The balance sheet is okay. Lots of goodwill from acqusitions, lots of AR and inventory, but $457M in cash too. Most of their debt is long term. They have some prefered stock as well.

Overall I don't see any big problems with Alcoa, but I also don't see any reason to buy it. It just seems like a big, decent company at a price that's not super cheap or super expensive. I have to go to breakfast, so that's my "two minute" analysis, which is hopefully at least four times better than my thirty second analysis.

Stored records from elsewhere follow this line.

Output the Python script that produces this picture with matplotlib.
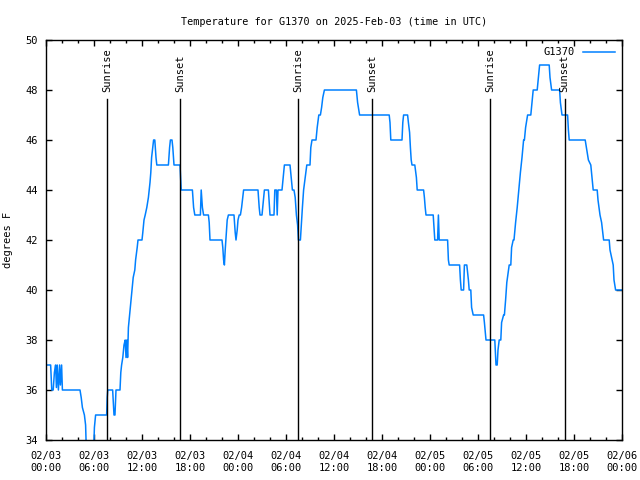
import matplotlib
matplotlib.use("Agg")
import matplotlib.pyplot as plt
from matplotlib.ticker import MultipleLocator

# hours since 2025-02-03 00:00 UTC, temperature in F
hours = [0, 0.58, 0.72, 0.9, 1.05, 1.2, 1.3, 1.4, 1.55, 1.7, 1.8, 1.95, 2.05,
         4.25, 4.4, 4.55, 4.8, 4.95, 5.05, 5.95, 6.05, 6.2, 7.58, 7.65, 7.72,
         8.33, 8.5, 8.62, 8.75, 9.25, 9.35, 9.45, 9.6, 9.75, 9.9, 10.0, 10.1,
         10.2, 10.3, 10.6, 10.9, 11.1, 11.2, 11.4, 11.5, 12.0, 12.1, 12.25,
         12.4, 12.6, 12.8, 13.0, 13.1, 13.2, 13.35, 13.45, 13.6, 13.75, 13.85,
         15.3, 15.45, 15.55, 15.75, 15.85, 16.0, 16.75, 16.9, 18.3, 18.45,
         18.6, 19.3, 19.4, 19.55, 19.7, 20.3, 20.4, 20.5, 22.0, 22.1, 22.2,
         22.3, 22.4, 22.55, 22.65, 22.8, 23.5, 23.65, 23.75, 23.9, 24.0, 24.15,
         24.3, 24.45, 24.7, 26.5, 26.65, 26.75, 27.0, 27.3, 27.8, 28.0, 28.5,
         28.6, 28.8, 28.9, 29.0, 29.5, 29.65, 29.8, 30.5, 30.65, 30.8, 31.0,
         31.15, 31.3, 31.45, 31.55, 31.8, 31.95, 32.05, 32.2, 32.4, 32.6, 33.0,
         33.1, 33.25, 33.75, 33.9, 34.1, 34.3, 34.45, 34.6, 34.8, 38.8, 38.95,
         39.2, 42.9, 43.0, 43.1, 44.5, 44.6, 44.7, 45.2, 45.3, 45.45, 45.55,
         45.65, 45.75, 46.1, 46.3, 46.4, 47.2, 47.3, 47.4, 47.5, 48.4, 48.5,
         48.6, 48.95, 49.05, 49.15, 50.2, 50.3, 50.4, 51.7, 51.8, 51.9, 52.2,
         52.3, 52.6, 52.8, 52.9, 53.1, 53.2, 53.4, 54.7, 54.8, 55.0, 56.1,
         56.25, 56.4, 56.5, 56.65, 56.85, 56.95, 57.2, 57.3, 57.45, 57.6, 57.9,
         58.1, 58.2, 58.4, 58.5, 58.7, 58.9, 59.1, 59.3, 59.5, 59.7, 59.8,
         59.95, 60.2, 60.6, 60.75, 60.9, 61.4, 61.55, 61.7, 62.9, 63.0, 63.2,
         64.2, 64.3, 64.5, 65.2, 65.3, 65.4, 67.4, 67.6, 67.8, 68.1, 68.25,
         68.4, 68.9, 69.0, 69.25, 69.45, 69.7, 70.4, 70.5, 70.7, 70.9, 71.0,
         71.2, 72.0]
temps = [37, 37, 36, 36, 36.7, 37, 36.1, 37, 36, 37, 36.2, 37, 36,
         36, 35.7, 35.3, 35, 34.6, 33.5, 33.5, 34.5, 35, 35, 35.7, 36,
         36, 35, 35, 36, 36, 36.7, 37, 37.3, 37.8, 38, 37.3, 38,
         37.3, 38.5, 39.5, 40.5, 40.8, 41.2, 41.7, 42, 42, 42.3, 42.8,
         43, 43.3, 43.7, 44.3, 44.7, 45.3, 45.7, 46, 46, 45.3, 45,
         45, 45.7, 46, 46, 45.7, 45, 45, 44, 44, 43.3,
         43, 43, 44, 43.3, 43, 43, 42.7, 42, 42, 41.7, 41.2,
         41, 41.6, 42.3, 42.8, 43, 43, 42.3, 42, 42.4, 42.8, 43,
         43, 43.3, 44, 44, 43.3, 43, 43, 44, 44, 43, 43,
         44, 44, 43, 44, 44, 44.5, 45, 45, 44.5, 44, 44,
         43.7, 43, 42.6, 42, 42, 42.8, 43.3, 44, 44.5, 45, 45,
         45.7, 46, 46, 46.5, 47, 47, 47.3, 47.7, 48, 48, 47.5,
         47, 47, 46.7, 46, 46, 46.7, 47, 47, 46.7, 46.3, 45.7,
         45.2, 45, 45, 44.5, 44, 44, 43.7, 43.3, 43, 43, 42.5,
         42, 42, 43, 42, 42, 41.2, 41, 41, 40.4, 40, 40,
         41, 41, 40.4, 40, 40, 39.3, 39, 39, 38.7, 38, 38,
         37, 37, 37.6, 38, 38, 38.7, 39, 39, 39.6, 40.3, 41,
         41, 41.7, 42, 42, 42.7, 43.3, 44, 44.7, 45.3, 46, 46,
         46.5, 47, 47, 47.5, 48, 48, 48.5, 49, 49, 48.5, 48,
         48, 47.5, 47, 47, 46.4, 46, 46, 45.6, 45.2, 45, 44.5,
         44, 44, 43.6, 43, 42.7, 42, 42, 41.6, 41.3, 41, 40.4,
         40, 40]

sun_hours = [7.67, 16.8, 31.54, 40.8, 55.54, 64.83]
sun_labels = ["Sunrise", "Sunset", "Sunrise", "Sunset", "Sunrise", "Sunset"]

tick_hours = list(range(0, 73, 6))
tick_labels = ["02/03\n00:00", "02/03\n06:00", "02/03\n12:00", "02/03\n18:00",
               "02/04\n00:00", "02/04\n06:00", "02/04\n12:00", "02/04\n18:00",
               "02/05\n00:00", "02/05\n06:00", "02/05\n12:00", "02/05\n18:00",
               "02/06\n00:00"]

plt.rcParams['font.family'] = ['DejaVu Sans Mono']
plt.rcParams['font.size'] = 7.5

fig = plt.figure(figsize=(6.4, 4.8), dpi=100)
ax = fig.add_axes([46 / 640, 40 / 480, 576 / 640, 400 / 480])

ax.plot(hours, temps, color='#0080ff', lw=1.1, label='G1370')

for h, lab in zip(sun_hours, sun_labels):
    ax.axvline(h, ymin=0, ymax=0.8525, color='black', lw=1.0)
    ax.text(h, 47.92, lab, rotation=90, ha='center', va='bottom', fontsize=7.5)

ax.set_xlim(0, 72)
ax.set_ylim(34, 50)
ax.set_xticks(tick_hours)
ax.set_xticklabels(tick_labels, linespacing=1.25)
ax.xaxis.set_minor_locator(MultipleLocator(2))
ax.set_yticks(range(34, 51, 2))
ax.tick_params(which='both', direction='in', top=True, right=True, width=1.0)
ax.tick_params(which='major', length=4)
ax.tick_params(axis='x', which='major', pad=8)
ax.tick_params(axis='y', which='major', pad=6)
ax.tick_params(which='minor', length=2)
for s in ax.spines.values():
    s.set_linewidth(1.0)

ax.set_title("Temperature for G1370 on 2025-Feb-03 (time in UTC)", fontsize=7.3, pad=11)
ax.set_ylabel("degrees F", labelpad=9)
ax.legend(loc='upper right', frameon=False, markerfirst=False, handlelength=3.0,
          borderaxespad=0.3, fontsize=7.5)

fig.savefig("out.png", dpi=100)
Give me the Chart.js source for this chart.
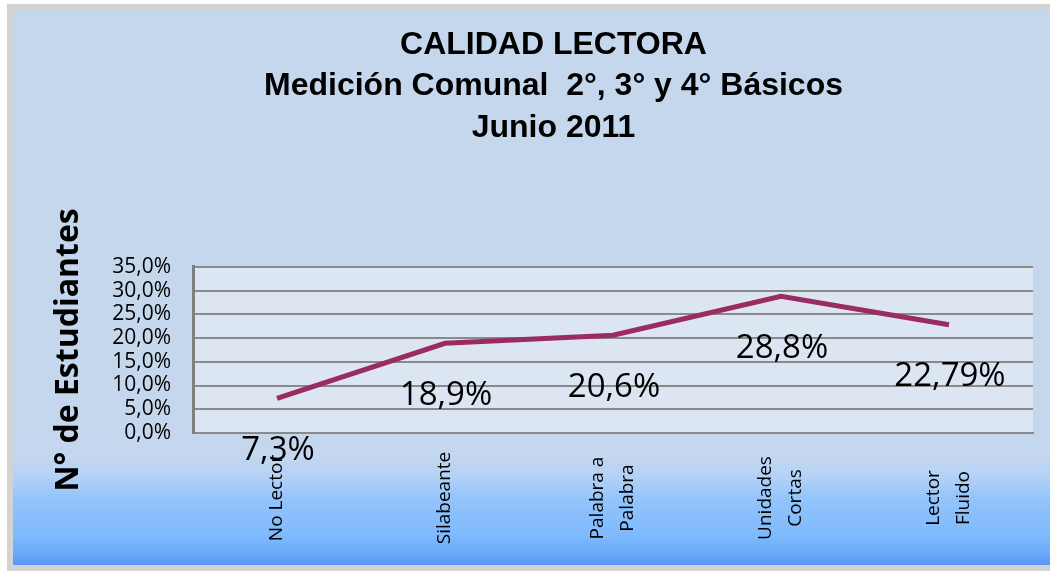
<!DOCTYPE html>
<html>
<head>
<meta charset="utf-8">
<script src="https://cdn.jsdelivr.net/npm/chart.js@4"></script>
<style>
  html, body { margin: 0; padding: 0; background: #fff; overflow: hidden; }
  #frame {
    position: absolute; left: 7px; top: 4px;
    width: 1050px; height: 555px;
    border: 6px solid #d3d3d3; border-right: none;
    overflow: hidden;
    background: linear-gradient(to bottom, #c5d7ec 0%, #c4d7ee 80%, #b4d2f6 84%, #94c4fb 88%, #7db9fd 95%, #6aa8fa 98%, #5895f5 100%);
  }
  #chartBox { position: absolute; left: 0; top: 0; width: 1081px; height: 555px; }
</style>
</head>
<body>
<div id="frame">
  <div id="chartBox"><canvas id="calidad"></canvas></div>
</div>
<script>
var categorias = [["No Lector"], ["Silabeante"], ["Palabra a", "Palabra"], ["Unidades", "Cortas"], ["Lector", "Fluido"]];
var porcentajes = [7.3, 18.9, 20.6, 28.8, 22.79];
var etiquetas = ["7,3%", "18,9%", "20,6%", "28,8%", "22,79%"];
var tituloLineas = ["CALIDAD LECTORA", "Medición Comunal  2°, 3° y 4° Básicos", "Junio 2011"];

// fondo del area de trazado
var fondoPlot = {
    id: 'fondoPlot',
    beforeDraw: function(chart) {
        var a = chart.chartArea;
        var ctx = chart.ctx;
        ctx.save();
        ctx.fillStyle = "#dce6f2";
        ctx.fillRect(a.left, a.top, a.right - a.left, a.bottom - a.top);
        ctx.restore();
    }
};

// etiquetas de datos y del eje x
var textos = {
    id: 'textos',
    afterDraw: function(chart) {
        var ctx = chart.ctx;
        var meta = chart.getDatasetMeta(0);
        var x = chart.scales.x;
        ctx.save();
        ctx.fillStyle = "#000";
        ctx.textAlign = "center";
        ctx.textBaseline = "middle";
        ctx.font = "33px 'Open Sans'";
        meta.data.forEach(function(p, i) {
            ctx.fillText(etiquetas[i], p.x + 1, p.y + 52);
        });

        ctx.font = "19px 'Open Sans'";
        categorias.forEach(function(lineas, i) {
            var px = x.getPixelForValue(i);
            ctx.save();
            ctx.translate(px, 488);
            ctx.rotate(-Math.PI / 2);
            lineas.forEach(function(l, k) {
                ctx.fillText(l, 0, (k - (lineas.length - 1) / 2) * 30);
            });
            ctx.restore();
        });
        ctx.restore();
    }
};

var config = {
    type: 'line',
    data: {
        labels: categorias.map(function(c) { return c.join(" "); }),
        datasets: [{
            data: porcentajes,
            borderColor: "#9b2c62",
            borderWidth: 5,
            pointRadius: 0,
            tension: 0
        }]
    },
    options: {
        responsive: true,
        maintainAspectRatio: false,
        animation: false,
        layout: { padding: 0 },
        plugins: {
            legend: { display: false },
            tooltip: { enabled: false },
            title: {
                display: true,
                text: tituloLineas,
                color: "#000",
                font: { family: "'Liberation Sans', Arial", size: 32, weight: 'bold', lineHeight: 1.3 },
                padding: { top: 14, bottom: 118 }
            }
        },
        scales: {
            x: {
                offset: true,
                grid: { display: false },
                border: { display: true, color: "#8a8a8a", width: 2 },
                ticks: { display: false },
                afterFit: function(s) { s.height = 132; }
            },
            y: {
                min: 0,
                max: 35,
                grid: { color: "#8a8a8a", lineWidth: 2, drawTicks: false },
                border: { display: true, color: "#7f7f7f", width: 3 },
                ticks: {
                    stepSize: 5,
                    autoSkip: false,
                    padding: 22,
                    color: "#000",
                    font: { family: "'Open Sans'", size: 21 },
                    callback: function(v) { return v.toFixed(1).replace(".", ",") + "%"; }
                },
                title: {
                    display: true,
                    text: "N° de Estudiantes",
                    color: "#000",
                    font: { family: "'Open Sans'", size: 32, weight: 'bold', lineHeight: 1.2 },
                    padding: { top: 37, bottom: 0 }
                },
                afterFit: function(s) { s.width = 180; }
            },
            // eje vacio a la derecha para reservar el margen
            margen: {
                position: 'right',
                grid: { display: false },
                border: { display: false },
                ticks: { display: false },
                afterFit: function(s) { s.width = 61; }
            }
        }
    },
    plugins: [fondoPlot, textos]
};

var ctx = document.getElementById("calidad");
window.myChart = new Chart(ctx, config);
</script>
</body>
</html>
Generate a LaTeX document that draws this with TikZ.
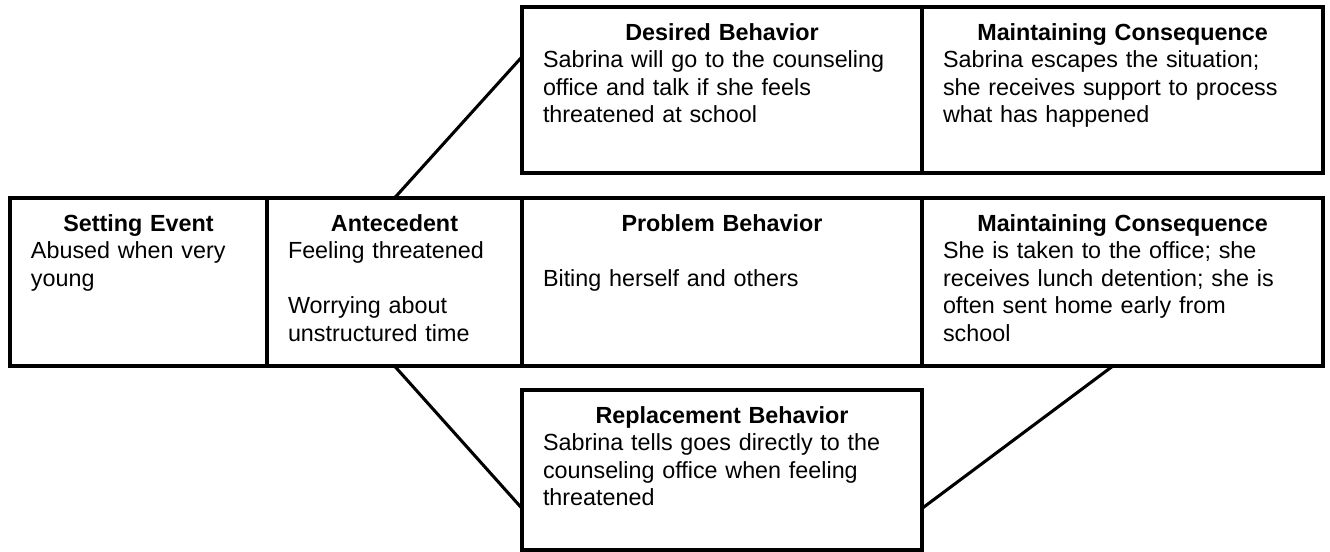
\documentclass[tikz,border=0pt]{standalone}
\usepackage{fontspec}
\setmainfont{Liberation Sans}
\usetikzlibrary{calc}
\tikzset{
  box/.style={draw, line width=2.3pt, outer sep=0pt, inner sep=0pt, anchor=north west},
  txt/.style={anchor=north west, inner sep=0pt, outer sep=0pt, align=left,
    font=\fontsize{17.5}{20.6}\selectfont},
  conn/.style={line width=2.3pt},
}
\newcommand{\boxtitle}[1]{\makebox[\linewidth]{\strut\textbf{#1}}}
\begin{document}
\begin{tikzpicture}[x=0.75pt,y=-0.75pt]
\useasboundingbox (0,0) rectangle (1330,552);
% boxes
\node[box, minimum width=300pt,    minimum height=124.5pt] (des)  at (522,7) {};
\node[box, minimum width=300.75pt, minimum height=124.5pt] (mc1)  at (922,7) {};
\node[box, minimum width=192.75pt, minimum height=126pt]   (set)  at (10,198) {};
\node[box, minimum width=191.25pt, minimum height=126pt]   (ant)  at (267,198) {};
\node[box, minimum width=300pt,    minimum height=126pt]   (prob) at (522,198) {};
\node[box, minimum width=300.75pt, minimum height=126pt]   (mc2)  at (922,198) {};
\node[box, minimum width=300pt,    minimum height=120pt]   (rep)  at (522,390) {};
% texts
\node[txt, text width=268.5pt] (desT) at ($(des.north west)+(21,14)$)
  {\boxtitle{Desired Behavior}\\Sabrina will go to the counseling\\office and talk if she feels\\threatened at school};
\node[txt, text width=269.25pt] (mc1T) at ($(mc1.north west)+(21,14)$)
  {\boxtitle{Maintaining Consequence}\\Sabrina escapes the situation;\\she receives support to process\\what has happened};
\node[txt, text width=161.25pt] (setT) at ($(set.north west)+(21,14)$)
  {\boxtitle{Setting Event}\\Abused when very\\young};
\node[txt, text width=159.75pt] (antT) at ($(ant.north west)+(21,14)$)
  {\boxtitle{Antecedent}\\Feeling threatened\\\strut\\Worrying about\\unstructured time};
\node[txt, text width=268.5pt] (probT) at ($(prob.north west)+(21,14)$)
  {\boxtitle{Problem Behavior}\\\strut\\Biting herself and others};
\node[txt, text width=269.25pt] (mc2T) at ($(mc2.north west)+(21,14)$)
  {\boxtitle{Maintaining Consequence}\\She is taken to the office; she\\receives lunch detention; she is\\often sent home early from\\school};
\node[txt, text width=268.5pt] (repT) at ($(rep.north west)+(21,14)$)
  {\boxtitle{Replacement Behavior}\\Sabrina tells goes directly to the\\counseling office when feeling\\threatened};
% connectors
\coordinate (desL) at ($(des.north west)!0.3!(des.south west)$);
\coordinate (repL) at ($(rep.north west)!0.74!(rep.south west)$);
\coordinate (repR) at ($(rep.north east)!0.74!(rep.south east)$);
\coordinate (mc2B) at ($(mc2.south west)!0.476!(mc2.south east)$);
\draw[conn] (ant.north) -- (desL);
\draw[conn] (ant.south) -- (repL);
\draw[conn] (repR) -- (mc2B);
\end{tikzpicture}
\end{document}
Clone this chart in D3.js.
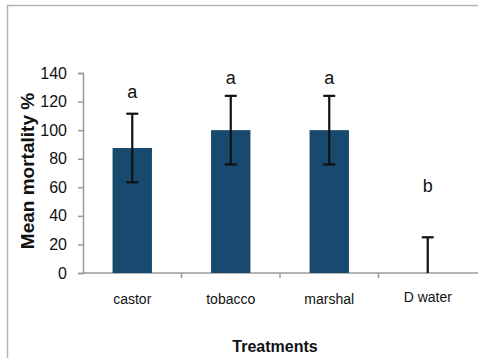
<!DOCTYPE html>
<html>
<head>
<meta charset="utf-8">
<script src="https://cdn.jsdelivr.net/npm/d3@7"></script>
<style>
  html, body { margin: 0; padding: 0; background: #fff; }
  svg { display: block; }
</style>
</head>
<body>
<svg id="chart" width="478" height="358"></svg>
<script>
// Mean mortality per treatment, with standard error and significance letters
const categories = ["castor", "tobacco", "marshal", "D water"];
const means = [87.5, 100, 100, 0];
const errors = [24, 24, 24, 25];
const letters = ["a", "a", "a", "b"];
const letterLevels = [122.5, 132.5, 132.5, 56.5];
const yTicks = [0, 20, 40, 60, 80, 100, 120, 140];

const svg = d3.select("#chart");
const W = 478, H = 358;
const margin = { left: 83, right: 1, top: 73, bottom: 85 };

// outer frame
svg.append("path")
  .attr("d", `M7.5,${H} V5.5 H${W}`)
  .attr("fill", "none").attr("stroke", "#b4b4b4").attr("stroke-width", 1.5);

const x = d3.scaleBand()
  .domain(categories)
  .range([margin.left, W - margin.right])
  .paddingInner(0.6).paddingOuter(0.3);

const y = d3.scaleLinear().domain([0, 140]).range([H - margin.bottom, margin.top]);

const axisColor = "#9a9a9a";
const font = "'Liberation Sans', Arial, sans-serif";

// y axis
const yAxis = svg.append("g")
  .attr("transform", `translate(${margin.left},0)`)
  .call(d3.axisLeft(y).tickValues(yTicks).tickSize(5).tickPadding(11).tickFormat(d3.format("d")));
yAxis.select(".domain").attr("stroke", axisColor).attr("stroke-width", 1.5);
yAxis.selectAll(".tick line").attr("stroke", axisColor).attr("stroke-width", 1.5);
yAxis.selectAll(".tick text")
  .attr("font-family", font).attr("font-size", 16).attr("fill", "#111");

// x axis: ticks at category boundaries
const x0 = margin.left;
svg.append("line")
  .attr("x1", x0).attr("x2", W)
  .attr("y1", y(0)).attr("y2", y(0))
  .attr("stroke", axisColor).attr("stroke-width", 1.5);
const bounds = d3.range(1, categories.length).map(i => x0 + (W - margin.right - x0) * i / categories.length);
svg.selectAll(".xtick").data(bounds).join("line")
  .attr("x1", d => d).attr("x2", d => d)
  .attr("y1", y(0)).attr("y2", y(0) + 5)
  .attr("stroke", axisColor).attr("stroke-width", 1.5);

// category labels
svg.selectAll(".cat").data(categories).join("text")
  .attr("x", d => x(d) + x.bandwidth() / 2)
  .attr("y", (d, i) => i === 3 ? 302 : 304)
  .attr("text-anchor", "middle")
  .attr("font-family", font).attr("font-size", 14).attr("fill", "#111")
  .text(d => d);

// bars
const barColor = "#174a6e";
svg.selectAll(".bar").data(means).join("rect")
  .attr("x", (d, i) => x(categories[i]))
  .attr("width", x.bandwidth())
  .attr("y", d => y(d))
  .attr("height", d => y(0) - y(d))
  .attr("fill", barColor);

// error bars
const eb = svg.selectAll(".err").data(means).join("g")
  .attr("transform", (d, i) => `translate(${x(categories[i]) + x.bandwidth() / 2},0)`);
eb.append("line")
  .attr("x1", 0).attr("x2", 0)
  .attr("y1", (d, i) => y(d + errors[i]))
  .attr("y2", (d, i) => y(Math.max(0, d - errors[i])))
  .attr("stroke", "#111").attr("stroke-width", 2.2);
eb.append("line")
  .attr("x1", -6).attr("x2", 6)
  .attr("y1", (d, i) => y(d + errors[i])).attr("y2", (d, i) => y(d + errors[i]))
  .attr("stroke", "#111").attr("stroke-width", 2.2);
eb.filter(d => d > 0).append("line")
  .attr("x1", -6).attr("x2", 6)
  .attr("y1", (d, i) => y(d - errors[i])).attr("y2", (d, i) => y(d - errors[i]))
  .attr("stroke", "#111").attr("stroke-width", 2.2);

// significance letters
svg.selectAll(".letter").data(letters).join("text")
  .attr("x", (d, i) => x(categories[i]) + x.bandwidth() / 2)
  .attr("y", (d, i) => y(letterLevels[i]))
  .attr("text-anchor", "middle")
  .attr("font-family", font).attr("font-size", 18).attr("fill", "#111")
  .text(d => d);

// axis titles
svg.append("text")
  .attr("transform", `translate(34,171) rotate(-90)`)
  .attr("text-anchor", "middle")
  .attr("font-family", font).attr("font-weight", "bold").attr("font-size", 19).attr("fill", "#111")
  .text("Mean mortality %");
svg.append("text")
  .attr("x", 275).attr("y", 352)
  .attr("text-anchor", "middle")
  .attr("font-family", font).attr("font-weight", "bold").attr("font-size", 16).attr("fill", "#111")
  .text("Treatments");
</script>
</body>
</html>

The next step would normally be to model the growth of their core businesses and review all their acquisitions/restructuring to try to understand what's really happening. It would take some time to do this, it's a big complicated business so you have to invest a good amount of time to understand it. This is one reason as a individual investor I like to stick to small cap companies. It's also a place where a good analyst (as much as I hate to admit it) has value. I would never invest on their recommendation, but I would read their report carefully and use it as a jumping off place.

I.e I'd read the annual reports myself to ensure I don't find something that contradicts the analyst's opinion, and then estimate it's value myself so I don't fall victim to any bias the analyst has. I.e. an analyst might find AA a good buy at a 19 PE because he's required to only compare it against other metals companies, but in your broader universe of stocks you might find much better opportunities. The guys at valueforum probably don't have any limitations, but that still doesn't mean their valuation perspectives are necessarily the same as yours.